By Philip Schweier
February 21, 2018 - 04:59
A year ago. This story has been going on for a YEAR, chock full of flashbacks, hallucinations and other reality bending experiences that have me so confused, I know only two things about the character:
1: she’s an amateur crime fighter in over her head. Sure, she has military training, but her investigative skills are lacking
2: she’s a lesbian. I know this because hardly an issue goes by without her being the arms of her former-lover-now-turned-enemy. This time they’re canoodling while Kate Kane researches why the foxes on the island are dying from an unknown malady. I love my wife, but when we’re cooking dinner, we’re not constantly having to untangle our arms. Kind of gets in the way of what needs to be done, yeah?
In fairness, that may not be writer Marguerite Bennett’s doing, it could be artist Scott Godlewski.

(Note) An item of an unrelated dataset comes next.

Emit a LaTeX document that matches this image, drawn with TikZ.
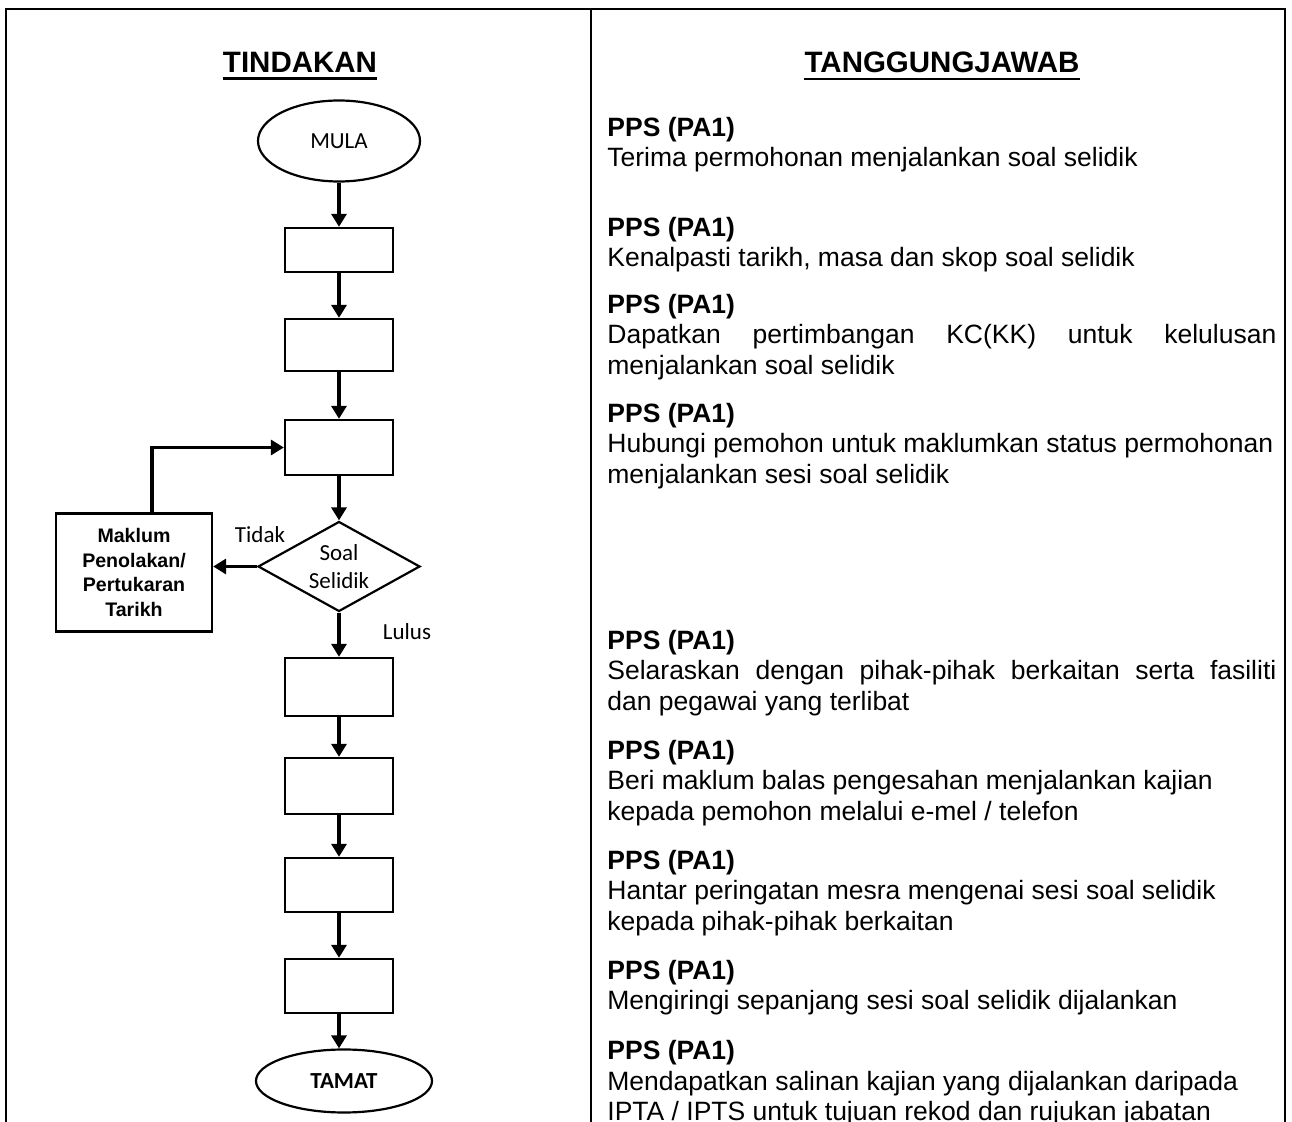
\documentclass[tikz,border=0pt]{standalone}
\usepackage{fontspec}
\setmainfont{Liberation Sans}
\newfontfamily\calibri{Carlito}
\usetikzlibrary{arrows.meta,positioning,shapes.geometric}

\newcommand\descfont{\fontsize{13.25}{15.25}\selectfont\hyphenpenalty=10000}
\newcommand\flowfont{\calibri\fontsize{11.5}{14}\selectfont}

\begin{document}
\begin{tikzpicture}[x=0.5pt,y=-0.5pt,
  frame/.style={line width=1pt},
  title/.style={font=\bfseries\fontsize{14.75}{17}\selectfont,inner sep=0pt},
  terminal/.style={ellipse,draw,line width=1.1pt,inner sep=0pt,font=\flowfont},
  process/.style={rectangle,draw,line width=1.15pt,minimum width=54pt},
  decision/.style={diamond,draw,line width=1.1pt,aspect=1.8,inner sep=0pt,minimum width=81pt,minimum height=45pt,font=\flowfont,align=center},
  notice/.style={rectangle,draw,line width=1.15pt,minimum width=78pt,minimum height=59pt,align=center,font=\bfseries\fontsize{9.8}{12.4}\selectfont},
  branch/.style={font=\flowfont,inner sep=0pt},
  duty/.style={anchor=base west,inner sep=0pt,text width=334.5pt,align=justify,font=\descfont},
  arrow/.style={-{Triangle[length=6.5pt,width=7.5pt]},line width=1.8pt}
]
  \useasboundingbox (0,0) rectangle (1292,1122);

  % table lines
  \draw[frame] (6,1122) |- (1285,9) -- (1285,1122);
  \draw[frame] (591,9) -- (591,1122);

  % column heads
  \node[title] (tindakan) at (300,62) {TINDAKAN};
  \node[title] (tanggung) at (942,62) {TANGGUNGJAWAB};
  \draw[line width=1.25pt] ([yshift=-3pt]tindakan.south west) -- ([yshift=-3pt]tindakan.south east);
  \draw[line width=1.25pt] ([yshift=-3pt]tanggung.south west) -- ([yshift=-3pt]tanggung.south east);

  % flow chart
  \node[terminal,minimum width=81pt,minimum height=40.5pt] (mula) at (339,141) {MULA};
  \node[process,minimum height=22pt] (b1) at (339,250) {};
  \node[process,minimum height=26pt] (b2) at (339,345) {};
  \node[process,minimum height=27.5pt] (b3) at (339,447.5) {};
  \node[decision] (soal) at (339,566.5) {Soal\\Selidik};
  \node[notice] (maklum) at (134,572.5) {Maklum\\Penolakan/\\Pertukaran\\Tarikh};
  \node[process,minimum height=29pt] (b4) at (339,687) {};
  \node[process,minimum height=28pt] (b5) at (339,786) {};
  \node[process,minimum height=27pt] (b6) at (339,885) {};
  \node[process,minimum height=27pt] (b7) at (339,986) {};
  \node[terminal,minimum width=88pt,minimum height=31.5pt,font=\flowfont\bfseries] (tamat) at (344,1081) {TAMAT};

  \node[branch] (tidak) at (260,535) {Tidak};
  \node[branch] (lulus) at (407,632) {Lulus};

  \draw[arrow] (mula) -- (b1);
  \draw[arrow] (b1) -- (b2);
  \draw[arrow] (b2) -- (b3);
  \draw[arrow] (b3) -- (soal);
  \draw[arrow] (soal) -- (b4);
  \draw[arrow] (b4) -- (b5);
  \draw[arrow] (b5) -- (b6);
  \draw[arrow] (b6) -- (b7);
  \draw[arrow] (b7) -- (b7 |- tamat.north);
  \draw[arrow] (soal) -- (soal -| maklum.east);
  \draw[arrow] ([xshift=9pt]maklum.north) |- (b3);

  % responsibilities
  \node[duty] (r1) at (607,136.5) {\textbf{PPS (PA1)}\\Terima permohonan menjalankan soal selidik};
  \node[duty] (r2) at (607,236.5) {\textbf{PPS (PA1)}\\Kenalpasti tarikh, masa dan skop soal selidik};
  \node[duty] (r3) at (607,313.5) {\textbf{PPS (PA1)}\\Dapatkan pertimbangan KC(KK) untuk kelulusan\linebreak menjalankan soal selidik};
  \node[duty] (r4) at (607,422.5) {\textbf{PPS (PA1)}\\Hubungi pemohon untuk maklumkan status permohonan\\menjalankan sesi soal selidik};
  \node[duty] (r5) at (607,649.5) {\textbf{PPS (PA1)}\\Selaraskan dengan pihak-pihak berkaitan serta fasiliti\linebreak dan pegawai yang terlibat};
  \node[duty] (r6) at (607,759.5) {\textbf{PPS (PA1)}\\Beri maklum balas pengesahan menjalankan kajian\\kepada pemohon melalui e-mel / telefon};
  \node[duty] (r7) at (607,869.5) {\textbf{PPS (PA1)}\\Hantar peringatan mesra mengenai sesi soal selidik\\kepada pihak-pihak berkaitan};
  \node[duty] (r8) at (607,979.5) {\textbf{PPS (PA1)}\\Mengiringi sepanjang sesi soal selidik dijalankan};
  \node[duty] (r9) at (607,1059.5) {\textbf{PPS (PA1)}\\Mendapatkan salinan kajian yang dijalankan daripada\\IPTA / IPTS untuk tujuan rekod dan rujukan jabatan};
\end{tikzpicture}
\end{document}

But before accuse me of homophobia, allow me to offer a thought from a very dear (and gay) friend of mine: “Whatever you are – black, gay, Muslim, whatever – if that’s all you show the world, that’s how the world will judge you.”
Another cliché I hate about this story is how the origin of the villain is tied to the origin of the hero. Ever Since Batman (1989), when pre-Joker Jack Napier killed Bruce Wayne’s parents, heroes and villains origins have been tied together. Superman and Lex Luthor were once friends, Captain America and the Red Skull were both results of the same research, Thor and Loki are brothers, and Black Panther and Killmonger are cousins. The list goes on. It’s as if no one ever meets and simply doesn’t get along for no reason.
I don’t know if there is an agenda here – and I don’t mind if there is – but I do wish Batwoman could avoid falling into narrative traps, and simply tell a good story. Preferably one that doesn’t wander aimlessly for a year. Perhaps it just needs a more experienced writer.